La tourmente est ce qui caractérise le quotidien de ces habitants et la situation dans le secteur de l’éducation n’est guère plus reluisante.  Une seule école primaire accueille les enfants de la localité en l’occurrence l’école primaire Haddadi Saïd, où le personnel se réduit en tout et pour tout à trois personnes: une enseignante, un cuisinier et le concierge. Les élèves scolarisés dans les différents niveaux (de la première année à la cinquième) ne disposent d’aucune condition d’évolution pédagogique, puisque aucun encadrement digne de ce nom n’est disponible. Vu le nombre peu élevé des élèves, ces derniers se relaient dans une même salle de classe. « Si le transport scolaire était assuré convenablement, nos enfants pourraient au moins se rendre dans des écoles voisines où le personnel pédagogique existe », affirme un père de famille. Un de ces élèves aurait même interpellé le vice-président de l’APC qui s’est rendu sur place en lui demandant : « une voiture s’il vous plait ! Juste pour nous emmener à Tamra pour poursuivre nos études convenablement ! ». Un cri du cœur qui en dit long sur la détresse des élèves.

Le gaz de ville ?

On en entend parler mais on ne connaît pas encore…

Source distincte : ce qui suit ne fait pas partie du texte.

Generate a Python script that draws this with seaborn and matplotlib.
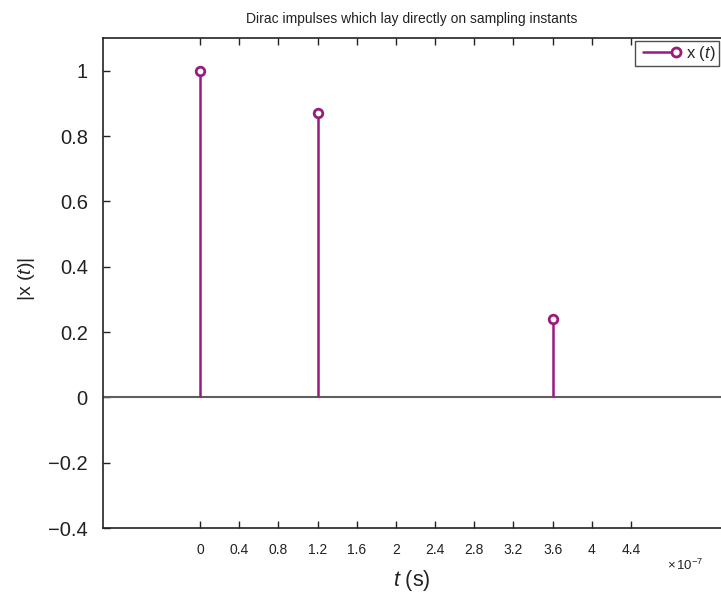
import matplotlib
matplotlib.use("Agg")
import matplotlib.pyplot as plt
import seaborn as sns
import pandas as pd
from matplotlib.lines import Line2D
from matplotlib.legend_handler import HandlerLine2D

# data
t_units = [0.0, 1.2, 3.6]          # in units of 1e-7 s
amplitude = [1.0, 0.872, 0.239]
xtick_vals = [0, 0.4, 0.8, 1.2, 1.6, 2, 2.4, 2.8, 3.2, 3.6, 4, 4.4]
ytick_vals = [-0.4, -0.2, 0, 0.2, 0.4, 0.6, 0.8, 1.0]
ytick_labels = ["\u22120.4", "\u22120.2", "0", "0.2", "0.4", "0.6", "0.8", "1"]

sns.set_style("ticks")
plt.rcParams['font.family'] = ['Liberation Sans', 'DejaVu Sans']
plt.rcParams['mathtext.fontset'] = 'custom'
plt.rcParams['mathtext.rm'] = 'Liberation Sans'
plt.rcParams['mathtext.it'] = 'Liberation Sans:italic'
plt.rcParams['mathtext.default'] = 'rm'

color = "#9b1a7d"
txt_color = "#222222"
df = pd.DataFrame({"t": t_units, "amp": amplitude})

fig = plt.figure(figsize=(7.21, 5.96), dpi=100)
ax = fig.add_axes([0.143, 0.114, 0.857, 0.822])

ax.axhline(0, color="#5f5f5f", lw=1.5, zorder=1)
ax.vlines(df["t"], 0, df["amp"], color=color, lw=1.8, zorder=2)
sns.scatterplot(data=df, x="t", y="amp", ax=ax, marker="o", s=38,
                facecolor="white", edgecolor=color, linewidth=2.0, zorder=3, legend=False)

ax.set_xlim(-0.99, 5.32)
ax.set_ylim(-0.4, 1.1)
ax.set_xticks(xtick_vals)
ax.set_xticklabels([f"{v:g}" for v in xtick_vals], fontsize=10, color=txt_color)
ax.set_yticks(ytick_vals)
ax.set_yticklabels(ytick_labels, fontsize=14.5, color=txt_color)
ax.tick_params(axis="x", direction="in", length=5, width=1, pad=11, top=True, labeltop=False, color=txt_color)
ax.tick_params(axis="y", direction="in", length=5, width=1, pad=11, right=False, color=txt_color)
for s in ax.spines.values():
    s.set_color(txt_color)
    s.set_linewidth(1.2)
ax.spines["right"].set_visible(False)

ax.set_xlabel(r"$\mathit{t}$ (s)", fontsize=15.5, labelpad=8, color=txt_color)
ax.set_ylabel(r"|x $\mathit{(t)|}$", fontsize=14, color=txt_color)
ax.yaxis.set_label_coords(-0.107, 0.508)
ax.set_title("Dirac impulses which lay directly on sampling instants", fontsize=10, pad=11, color=txt_color)

ax.text(0.972, -0.076, r"$\times\,10^{-7}$", transform=ax.transAxes, ha="right", va="center",
        fontsize=9.5, color=txt_color)


class EndMarkerHandler(HandlerLine2D):
    def create_artists(self, legend, orig_handle, xdescent, ydescent, width, height, fontsize, trans):
        artists = super().create_artists(legend, orig_handle, xdescent, ydescent, width, height, fontsize, trans)
        for a in artists:
            if a.get_marker() not in (None, "None", ""):
                a.set_markevery([1])
        return artists


h = Line2D([0, 1], [0, 0], color=color, lw=1.8, marker="o", markersize=6.5,
           markerfacecolor="white", markeredgecolor=color, markeredgewidth=2.0)
leg = ax.legend([h], [r"x $\mathit{(t)}$"], loc="upper right", fontsize=12,
                handler_map={Line2D: EndMarkerHandler(numpoints=2)},
                frameon=True, fancybox=False, edgecolor=txt_color, borderpad=0.2,
                handlelength=2.6, handletextpad=0.25, borderaxespad=0.15)
leg.get_frame().set_linewidth(1.0)

fig.savefig("out.png", dpi=100)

Une autre commodité et pas des moindres, fait également défaut dans le village. C’est le gaz de ville. Une énergie qui ne semble pas être à l’ordre du jour. Les habitants crient leur souffrance, en particulier en hiver. Ils sont contraints soit d’aller dans les villages voisins chercher d’hypothétiques bonbonnes de gaz butane, soit de se rabattre sur le bois qu’ils vont chercher dans la forêt. Ce village culmine à près de 770 mètres et la neige s’y accumule engendrant un froid mordant durant de longs mois, ce qui accentue la souffrance des habitants.  Ce n’est que durant les années 90 que les foyers ont bénéficié de l’électricité rurale suite à un long bras de fer entre Sonelgaz et les propriétaires terriens. Une station hydroélectrique a été réalisée durant la période coloniale à Thiniri et une autre à Ilyithen, mais ces deux réalisations n’ont pas permis aux villageois de profiter de l’électricité  malgré le fait que des poteaux étaient implantés sur leurs terres. Ce n’est qu’après un sit-in devant la station hydroélectrique  que ces derniers ont eu gain de cause. Trois années plus tard, Agouillal a enfin vu ses maisons éclairées. Le village accuse un manque flagrant en matière d’infrastructures, aucune aire de jeu ni foyer de jeunes. L’unité de soins quant à elle est fermée depuis 1998 à cause de l’insécurité. « Que pouvons-nous faire en cas d’urgence ? Ni centre de soins, ni transports pour évacuer un malade !», s’insurge un jeune. Il semblerait pourtant que les richesses ne manquent pas dans ce village.  En effet, il existerait des ressources non négligeables dans son sous-sol, comme un gisement de chaux du côté d’Ighzer-Hallil, mais aucun projet de son exploitation n’est envisagé pour le moment.